Whitewater rafting in Voss (Norway)

Our foray into the Norwegian wilderness continued in Voss, about an hour on the train northeast of Bergen. Known as the adventure capital of Norway, Voss sits on the shore of the lake Lundarvatnet.

We were booked for a day of whitewater rafting... or canyoning, depending on the water levels. All of that rain we'd been experiencing meant for some truly awesome-power-of-nature-type rushing water. The guide told us the spectacular Tvindefossen (literally "two waterfalls") was the largest he'd seen it in several years. Ergo, we were going rafting.

We stuffed ourselves into thick wetsuits, jackets, and booties, which still didn't quite prepare us for the brisk 8C (~46 F) temperatures. Avoiding the wet was not up for debate, as this tour operator (Voss Active) insisted on a practice run and a swim test for good measure. We had to wade in, assume the legs up position (so your limbs don't get stuck under rocks), deliberately float into a swirling rapids, flip over, and swim across the current to the bank. Easy, right? Well, the cold was still a shock, and maybe I panicked a little with the strength of the current, swallowing more water than necessary, but I made it. Rich, on the other hand, was having so much fun in the rapids that he forgot the swimming part, ending up much further downstream.
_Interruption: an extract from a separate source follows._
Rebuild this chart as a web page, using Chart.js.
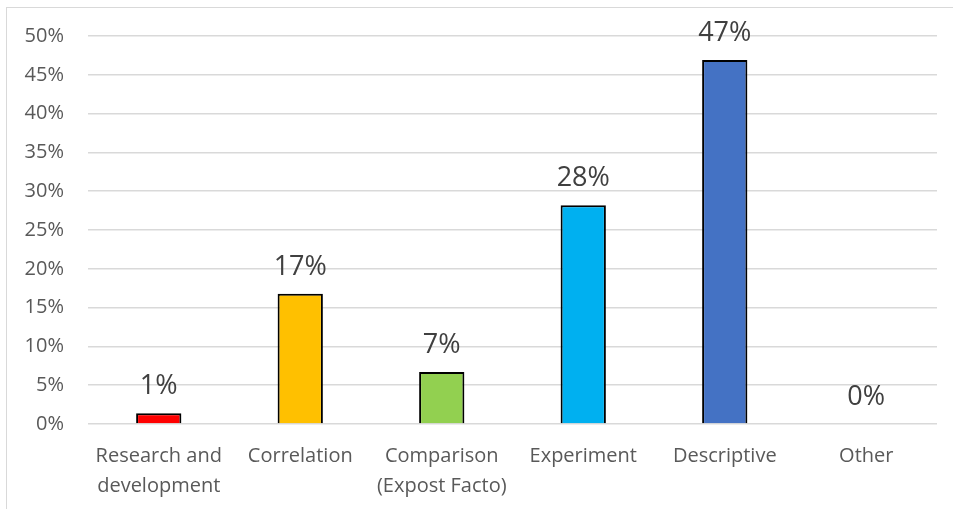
<!DOCTYPE html>
<html>
<head>
<meta charset="utf-8">
<script src="https://cdn.jsdelivr.net/npm/chart.js@4.4.0/dist/chart.umd.min.js"></script>
<style>
  body { margin: 0; background: #fff; }
  #wrap { position: relative; width: 953px; height: 509px; overflow: hidden; }
  #frame { position: absolute; left: 6px; top: 7px; right: -2px; bottom: -2px;
           border-top: 1px solid #d9d9d9; border-left: 1px solid #d9d9d9; }
  canvas { position: absolute; left: 0; top: 0; }
</style>
</head>
<body>
<div id="wrap">
  <div id="frame"></div>
  <canvas id="barChart" width="953" height="509"></canvas>
</div>
<script>
// Research types and their shares (percent)
const categories = [
  ["Research and", "development"],
  "Correlation",
  ["Comparison", "(Expost Facto)"],
  "Experiment",
  "Descriptive",
  "Other"
];
const shares = [1.4, 16.8, 6.7, 28.2, 46.9, 0];
const barColors = ["#ff0000", "#ffc000", "#92d050", "#00b0f0", "#4472c4", "#a5a5a5"];
const yTicks = [0, 5, 10, 15, 20, 25, 30, 35, 40, 45, 50];

// Draw the value labels above each bar
const valueLabels = {
  id: "valueLabels",
  afterDatasetsDraw(chart) {
    const ctx = chart.ctx;
    const meta = chart.getDatasetMeta(0);
    ctx.save();
    ctx.font = "27px 'Open Sans'";
    ctx.fillStyle = "#404040";
    ctx.textAlign = "center";
    ctx.textBaseline = "alphabetic";
    meta.data.forEach(function(bar, i) {
      ctx.fillText(Math.round(shares[i]) + "%", bar.x, bar.y - 19);
    });
    ctx.restore();
  }
};

const ctx = document.getElementById("barChart").getContext("2d");
new Chart(ctx, {
  type: "bar",
  data: {
    labels: categories,
    datasets: [{
      data: shares,
      backgroundColor: barColors,
      borderColor: "#000000",
      borderWidth: 2,
      categoryPercentage: 1,
      barPercentage: 0.32
    }]
  },
  options: {
    responsive: false,
    animation: false,
    layout: { padding: { top: 36, right: 16, left: 0, bottom: 0 } },
    plugins: {
      legend: { display: false },
      tooltip: { enabled: false }
    },
    scales: {
      y: {
        min: 0,
        max: 50,
        afterBuildTicks(axis) {
          axis.ticks = yTicks.map(function(v) { return { value: v }; });
        },
        afterFit(axis) { axis.width = 88; },
        grid: { color: "#d9d9d9", lineWidth: 1.5, drawTicks: false },
        border: { display: false },
        ticks: {
          padding: 24,
          color: "#595959",
          font: { family: "'Open Sans'", size: 20 },
          callback: function(v) { return v + "%"; }
        }
      },
      x: {
        afterFit(axis) { axis.height = 85; },
        grid: { display: false, drawTicks: false },
        border: { display: false },
        ticks: {
          padding: 17,
          color: "#595959",
          maxRotation: 0,
          autoSkip: false,
          font: { family: "'Open Sans'", size: 20, lineHeight: 1.5 }
        }
      }
    }
  },
  plugins: [valueLabels]
});
</script>
</body>
</html>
The rafts were six or seven people each plus the guide. The Strandaelva river was flowing swiftly with Class 4-4.5 rapids. For the connoisseurs, it was the kind of rafting where there was a real possibility of flipping. We watched as one of our flotilla followed us over a big rapid, and the guide exclaimed, "Whoa, that was really close! If someone would've sneezed, they would've gone under... Probably means we shouldn't have done what we just did." In short, it was awesome!!

One poor sod was blue-tinged and shivering with cold in the van back to base. Luckily, there were hot showers awaiting, a wood fire going, and a hearty lunch of baked Norwegian salmon and potatoes ready for us. Nothing like cold and adrenaline followed by a hot meal to remind you life is good.